# START OF Dataset records

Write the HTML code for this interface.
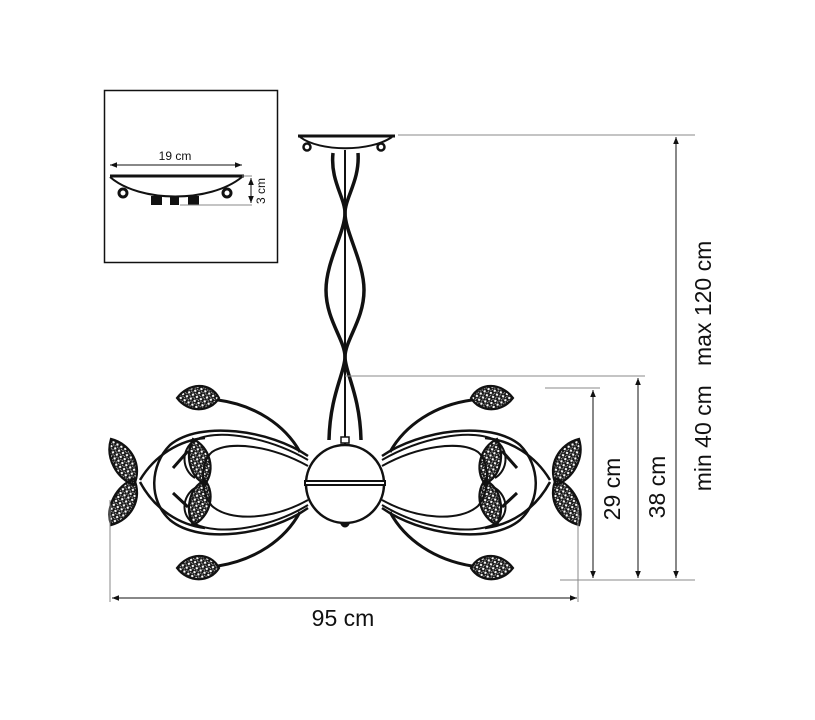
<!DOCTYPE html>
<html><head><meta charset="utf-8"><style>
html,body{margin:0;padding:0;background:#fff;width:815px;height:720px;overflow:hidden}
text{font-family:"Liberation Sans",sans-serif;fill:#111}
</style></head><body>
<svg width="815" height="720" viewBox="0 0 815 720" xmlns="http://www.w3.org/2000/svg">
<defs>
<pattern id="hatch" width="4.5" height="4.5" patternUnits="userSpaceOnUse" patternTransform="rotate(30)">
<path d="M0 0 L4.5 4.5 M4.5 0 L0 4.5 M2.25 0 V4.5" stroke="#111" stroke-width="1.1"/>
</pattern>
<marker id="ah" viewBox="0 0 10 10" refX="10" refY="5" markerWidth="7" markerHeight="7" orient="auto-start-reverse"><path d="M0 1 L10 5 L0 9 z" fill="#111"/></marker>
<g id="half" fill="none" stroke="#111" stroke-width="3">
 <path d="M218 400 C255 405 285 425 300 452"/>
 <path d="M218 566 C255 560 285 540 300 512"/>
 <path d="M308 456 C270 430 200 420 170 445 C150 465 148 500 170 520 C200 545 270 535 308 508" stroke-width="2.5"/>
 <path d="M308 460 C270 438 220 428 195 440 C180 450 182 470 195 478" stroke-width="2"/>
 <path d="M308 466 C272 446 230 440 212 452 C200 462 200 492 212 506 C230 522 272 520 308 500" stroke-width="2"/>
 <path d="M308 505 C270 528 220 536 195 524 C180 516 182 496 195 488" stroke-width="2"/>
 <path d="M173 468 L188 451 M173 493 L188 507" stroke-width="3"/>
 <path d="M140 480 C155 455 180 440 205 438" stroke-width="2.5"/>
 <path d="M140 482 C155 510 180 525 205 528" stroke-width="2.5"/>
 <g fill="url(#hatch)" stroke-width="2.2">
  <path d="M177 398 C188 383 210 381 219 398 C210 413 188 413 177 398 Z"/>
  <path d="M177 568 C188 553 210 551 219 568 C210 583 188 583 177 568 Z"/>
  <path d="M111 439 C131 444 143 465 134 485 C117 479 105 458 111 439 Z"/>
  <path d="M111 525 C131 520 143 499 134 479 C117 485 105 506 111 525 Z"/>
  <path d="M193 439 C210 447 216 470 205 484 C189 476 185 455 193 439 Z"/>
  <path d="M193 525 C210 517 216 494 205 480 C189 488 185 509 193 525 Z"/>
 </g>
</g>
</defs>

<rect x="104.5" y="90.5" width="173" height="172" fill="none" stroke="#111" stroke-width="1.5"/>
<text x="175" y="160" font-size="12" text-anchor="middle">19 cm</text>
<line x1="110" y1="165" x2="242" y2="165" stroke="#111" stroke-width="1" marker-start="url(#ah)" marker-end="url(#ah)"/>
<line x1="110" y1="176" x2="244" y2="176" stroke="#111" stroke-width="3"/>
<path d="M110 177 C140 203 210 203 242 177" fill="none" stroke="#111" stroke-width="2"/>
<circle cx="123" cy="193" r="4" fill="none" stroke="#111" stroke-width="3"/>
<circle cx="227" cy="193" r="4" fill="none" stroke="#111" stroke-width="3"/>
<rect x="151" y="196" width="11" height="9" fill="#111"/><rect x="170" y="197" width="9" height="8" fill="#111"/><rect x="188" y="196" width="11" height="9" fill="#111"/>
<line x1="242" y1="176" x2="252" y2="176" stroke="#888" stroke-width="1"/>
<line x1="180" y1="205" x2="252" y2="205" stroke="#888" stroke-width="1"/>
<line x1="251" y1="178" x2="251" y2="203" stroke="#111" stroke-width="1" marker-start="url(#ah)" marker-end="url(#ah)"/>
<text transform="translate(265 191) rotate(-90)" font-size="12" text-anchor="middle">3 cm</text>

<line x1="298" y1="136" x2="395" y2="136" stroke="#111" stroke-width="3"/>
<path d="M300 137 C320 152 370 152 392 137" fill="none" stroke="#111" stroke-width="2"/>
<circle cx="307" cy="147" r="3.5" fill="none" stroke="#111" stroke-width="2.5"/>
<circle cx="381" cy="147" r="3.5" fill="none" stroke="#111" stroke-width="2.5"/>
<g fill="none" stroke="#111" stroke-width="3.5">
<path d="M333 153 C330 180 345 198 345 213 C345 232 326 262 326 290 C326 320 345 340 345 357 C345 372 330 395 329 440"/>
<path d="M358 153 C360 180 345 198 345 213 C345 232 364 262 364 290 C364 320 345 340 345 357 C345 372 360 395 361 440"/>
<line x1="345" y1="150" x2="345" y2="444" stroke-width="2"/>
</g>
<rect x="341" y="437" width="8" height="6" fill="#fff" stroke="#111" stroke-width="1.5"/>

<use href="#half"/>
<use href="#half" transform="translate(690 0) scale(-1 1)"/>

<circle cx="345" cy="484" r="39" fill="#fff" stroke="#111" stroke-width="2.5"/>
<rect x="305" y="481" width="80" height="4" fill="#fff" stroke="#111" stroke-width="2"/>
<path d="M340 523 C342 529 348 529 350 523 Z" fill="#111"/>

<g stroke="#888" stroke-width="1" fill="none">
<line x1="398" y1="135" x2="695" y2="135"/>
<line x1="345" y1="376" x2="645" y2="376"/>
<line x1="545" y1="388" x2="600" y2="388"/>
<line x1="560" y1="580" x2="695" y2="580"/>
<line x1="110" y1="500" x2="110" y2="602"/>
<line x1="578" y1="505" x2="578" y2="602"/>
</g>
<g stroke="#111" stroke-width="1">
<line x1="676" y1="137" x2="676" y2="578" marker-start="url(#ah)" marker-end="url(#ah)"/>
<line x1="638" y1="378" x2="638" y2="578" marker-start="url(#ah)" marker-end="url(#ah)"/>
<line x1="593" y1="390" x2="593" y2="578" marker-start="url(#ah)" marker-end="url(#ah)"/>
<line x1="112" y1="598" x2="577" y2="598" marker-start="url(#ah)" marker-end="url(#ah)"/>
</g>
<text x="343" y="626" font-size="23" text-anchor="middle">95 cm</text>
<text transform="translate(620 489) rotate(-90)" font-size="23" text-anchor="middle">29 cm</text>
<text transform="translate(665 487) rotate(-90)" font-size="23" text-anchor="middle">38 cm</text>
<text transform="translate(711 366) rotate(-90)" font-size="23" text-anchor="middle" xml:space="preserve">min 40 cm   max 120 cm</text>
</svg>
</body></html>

# END OF Dataset records
# START OF Dataset records

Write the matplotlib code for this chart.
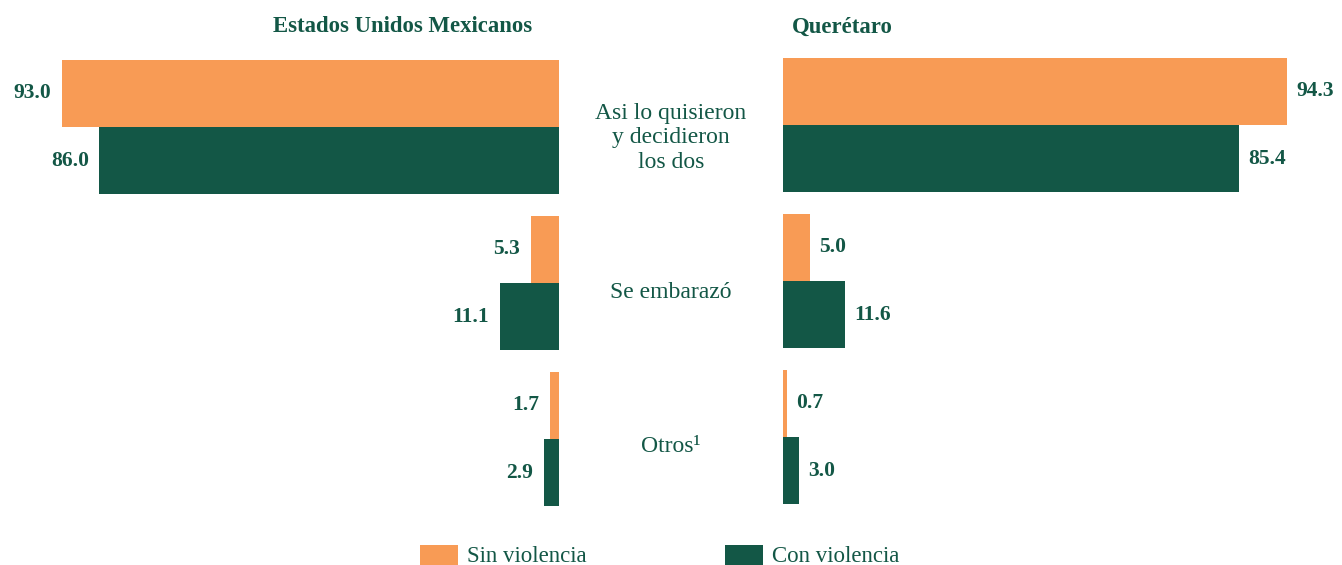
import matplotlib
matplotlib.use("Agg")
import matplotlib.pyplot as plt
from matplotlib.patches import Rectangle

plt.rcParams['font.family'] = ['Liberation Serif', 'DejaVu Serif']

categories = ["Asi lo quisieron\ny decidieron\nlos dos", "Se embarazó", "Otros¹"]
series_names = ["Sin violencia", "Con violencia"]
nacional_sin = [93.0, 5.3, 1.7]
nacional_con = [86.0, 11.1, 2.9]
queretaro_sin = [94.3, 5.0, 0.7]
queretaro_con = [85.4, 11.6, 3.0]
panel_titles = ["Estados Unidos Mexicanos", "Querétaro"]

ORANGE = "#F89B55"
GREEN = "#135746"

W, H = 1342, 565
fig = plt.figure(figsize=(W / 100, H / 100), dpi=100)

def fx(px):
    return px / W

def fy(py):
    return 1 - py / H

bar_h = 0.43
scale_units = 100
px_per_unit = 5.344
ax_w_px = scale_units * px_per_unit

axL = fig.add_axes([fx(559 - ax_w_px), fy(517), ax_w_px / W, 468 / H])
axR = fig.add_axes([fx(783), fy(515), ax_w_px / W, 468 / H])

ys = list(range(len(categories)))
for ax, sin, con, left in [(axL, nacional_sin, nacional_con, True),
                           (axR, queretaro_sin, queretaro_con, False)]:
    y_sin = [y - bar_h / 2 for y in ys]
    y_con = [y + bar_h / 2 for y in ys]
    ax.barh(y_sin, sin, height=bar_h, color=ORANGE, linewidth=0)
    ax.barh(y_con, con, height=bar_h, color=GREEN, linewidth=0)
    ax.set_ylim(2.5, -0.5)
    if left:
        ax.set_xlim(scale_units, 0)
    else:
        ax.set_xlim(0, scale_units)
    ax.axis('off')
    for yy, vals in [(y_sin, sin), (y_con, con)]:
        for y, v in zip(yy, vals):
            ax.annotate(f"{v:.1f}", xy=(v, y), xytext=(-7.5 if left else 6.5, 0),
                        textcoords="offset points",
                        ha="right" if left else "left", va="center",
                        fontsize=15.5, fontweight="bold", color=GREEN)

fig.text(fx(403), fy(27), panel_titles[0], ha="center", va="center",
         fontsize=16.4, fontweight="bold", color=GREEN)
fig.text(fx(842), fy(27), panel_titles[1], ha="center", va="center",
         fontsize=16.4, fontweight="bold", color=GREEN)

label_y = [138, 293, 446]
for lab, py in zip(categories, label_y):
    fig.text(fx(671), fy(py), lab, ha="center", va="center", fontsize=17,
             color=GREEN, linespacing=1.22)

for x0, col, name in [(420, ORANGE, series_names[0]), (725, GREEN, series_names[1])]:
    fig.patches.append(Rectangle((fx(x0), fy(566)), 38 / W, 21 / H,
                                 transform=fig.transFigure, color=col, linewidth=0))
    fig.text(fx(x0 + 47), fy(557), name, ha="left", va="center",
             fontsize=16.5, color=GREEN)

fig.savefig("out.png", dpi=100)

# END OF Dataset records

**What to produce**
Begin with the line where "Write the matplotlib code for this chart." appears and end with the line where "plt.rcParams['font.family'] = ['Liberation" appears. Copy only that stretch, exactly, with no pictures.

**Solution**
Write the matplotlib code for this chart.
import matplotlib
matplotlib.use("Agg")
import matplotlib.pyplot as plt
from matplotlib.patches import Rectangle

plt.rcParams['font.family'] = ['Liberation Serif', 'DejaVu Serif']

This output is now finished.